Thanks for picking up on this. The unilateral action in East Providence on behalf of the city’s taxpayers will have important statewide implications. Gee, it sure would be a shame if the teachers, who are working without a contract at present, fought this critical cost saving proposal in court. Oh, wait. You can bet as sure as the moon is round, that they’ll be in court on Monday, no doubt “for the children,” er, themselves.
There are only so many options left for the teachers to consider, if their court appeal is unsuccessful. I assure you there are contingency plans a plenty, regardless of the court issue. Although I hear that the teachers will be in work on Monday, it sure would be a shame if they took some kind of work action as a result, that needed to be dealt with decisively.
It is my understanding that there will be additional news coming out of East Providence shortly.

Will
15 years ago

Justin,
I don’t know if you received the second part of the press release, which points out to the teachers what a great deal they have, even after these changes go into effect on Monday. It almost reads like a “help wanted” ad, doesn’t it? But who would want to work under the draconian conditions listed below? 😉
THE TEACHERS’ PAY AND BENEFITS AFTER 1/5/09
 Only 181 working days/year
 Average earnings for a teacher over $63,000
 Average total compensation for a teacher over $85,000
 Pension after 20 years of service (if age requirement met) of 50% of salary, plus annual cost of living raises of 3%/year
 Average starting pension of those retiring in `08 was approximately $46,000 increasing 3%/year thereafter
 Blue Cross/Blue Shield Healthmate Coast-to-Coast coverage
 Prescription coverage
 Dental coverage
 Eye care coverage
 6.5 hour work day (includes lunch break)
 15-20 paid sick days per year depending on date of hire, & extended sick leave & sick leave bank
– Longevity pay increases, in addition to across-the-board wage increases, after 16
years of service
 Step pay increases averaging 6.7% per year, in addition to across-the-board pay increases, every year for first 10 years of service
 Tenure (job security guarantees) after 3 years of service
 And many more benefits, including
— numerous paid and unpaid leaves of absence
— life insurance
— retiree health insurance coverage
— retirement “sweetener” payments to teachers in final years of employment, increasing annual pension
— annual pay stipends of thousands of dollars for obtaining advanced degrees, and/or courses towards advanced degrees
— pay for taking continuing education courses
— pay for mentoring other teachers, coaching, extracurricular covering for other teachers, “extra” kids in class, etc.
— and more

Mike
Mike
15 years ago

This is a grandstanding farce. State law clearly says the oldntract must be followed. If neccesary, the GA will just extend the police/fire binding arbitration statute to include teachers.
When are you people going to wise up?

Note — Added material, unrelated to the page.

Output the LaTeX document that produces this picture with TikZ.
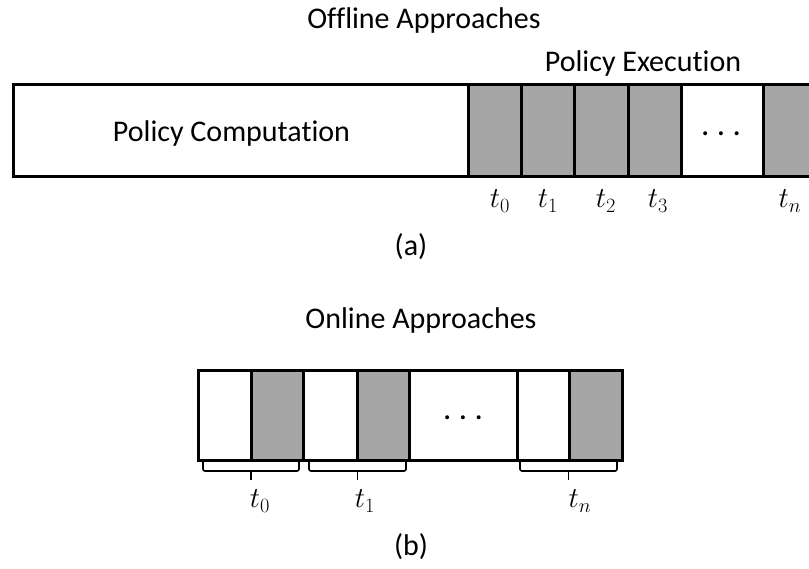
\RequirePackage{fix-cm}
\documentclass[tikz,border=0pt]{standalone}
\usepackage{fontspec}
\setmainfont{Carlito}[Ligatures={NoCommon}]
\definecolor{cellgray}{RGB}{166,166,166}
\tikzset{
  box/.style={draw=black, line width=3pt, fill=white, inner sep=0pt, outer sep=0pt},
  graycell/.style={box, fill=cellgray},
  lbl/.style={font=\fontsize{30}{36}\selectfont, inner sep=0pt, anchor=base},
  tlbl/.style={font=\fontsize{29}{34}\selectfont, inner sep=0pt},
  dotsl/.style={font=\fontsize{33}{36}\selectfont, inner sep=0pt},
  bracel/.style={draw=black, line width=1.6pt, rounded corners=2pt},
}
\begin{document}
\begin{tikzpicture}[x=1pt,y=-1pt]
\useasboundingbox (0,0) rectangle (809,568);
% ---------- (a) offline ----------
\node[lbl] (offt) at (424,28) {Offline Approaches};
\node[lbl] (pet) at (643,71) {Policy Execution};
\node[box, minimum width=802pt, minimum height=92pt] (outer) at (414,130) {};
\node[lbl] (pct) at (231.5,141) {Policy Computation};
\node[graycell, minimum width=53pt, minimum height=92pt] (c0) at (494.5,130) {};
\node[graycell, minimum width=53pt, minimum height=92pt] (c1) at (547.5,130) {};
\node[graycell, minimum width=54pt, minimum height=92pt] (c2) at (601,130) {};
\node[graycell, minimum width=53pt, minimum height=92pt] (c3) at (654.5,130) {};
\node[graycell, minimum width=52pt, minimum height=92pt] (cn) at (789,130) {};
\node[dotsl] (dt) at (721,134) {.\ .\ .};
\node[tlbl] (t0a) at (500,201) {$t_0$};
\node[tlbl] (t1a) at (548,201) {$t_1$};
\node[tlbl] (t2a) at (606,201) {$t_2$};
\node[tlbl] (t3a) at (658,201) {$t_3$};
\node[tlbl] (tna) at (790,201) {$t_n$};
\node[lbl] (a) at (411,255) {(a)};
% ---------- (b) online ----------
\node[lbl] (ont) at (421,328) {Online Approaches};
\node[box, minimum width=424pt, minimum height=90pt] (outerb) at (410,415) {};
\node[box, minimum width=53pt, minimum height=90pt] (w0) at (224.5,415) {};
\node[graycell, minimum width=52pt, minimum height=90pt] (g0) at (277,415) {};
\node[box, minimum width=54pt, minimum height=90pt] (w1) at (330,415) {};
\node[graycell, minimum width=52pt, minimum height=90pt] (g1) at (383,415) {};
\node[box, minimum width=52pt, minimum height=90pt] (w2) at (543,415) {};
\node[graycell, minimum width=53pt, minimum height=90pt] (g2) at (595.5,415) {};
\node[dotsl] (db) at (463,418) {.\ .\ .};
% braces
\draw[bracel] (203,462) -- (203,471) -- (299,471) -- (299,462);
\draw[bracel] (251,471) -- (251,480);
\draw[bracel] (309,462) -- (309,471) -- (406,471) -- (406,462);
\draw[bracel] (357.5,471) -- (357.5,480);
\draw[bracel] (520,462) -- (520,471) -- (617,471) -- (617,462);
\draw[bracel] (568.5,471) -- (568.5,480);
\node[tlbl] (t0b) at (260,501) {$t_0$};
\node[tlbl] (t1b) at (365,501) {$t_1$};
\node[tlbl] (tnb) at (580,501) {$t_n$};
\node[lbl] (b) at (411,555) {(b)};
\end{tikzpicture}
\end{document}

The ONLY solution to the educational funding crisis is to dismantle the “public” schools in favor of vouchers which will be given annual COLA’s-and not a penny more.
Short of that, we’re just arguing about which stateroom to buy on the RI-Tanic.

rockm59
rockm59
14 years ago

All I can say is that folks who think teachers have such an easy job is to go out there and BE a public school teacher.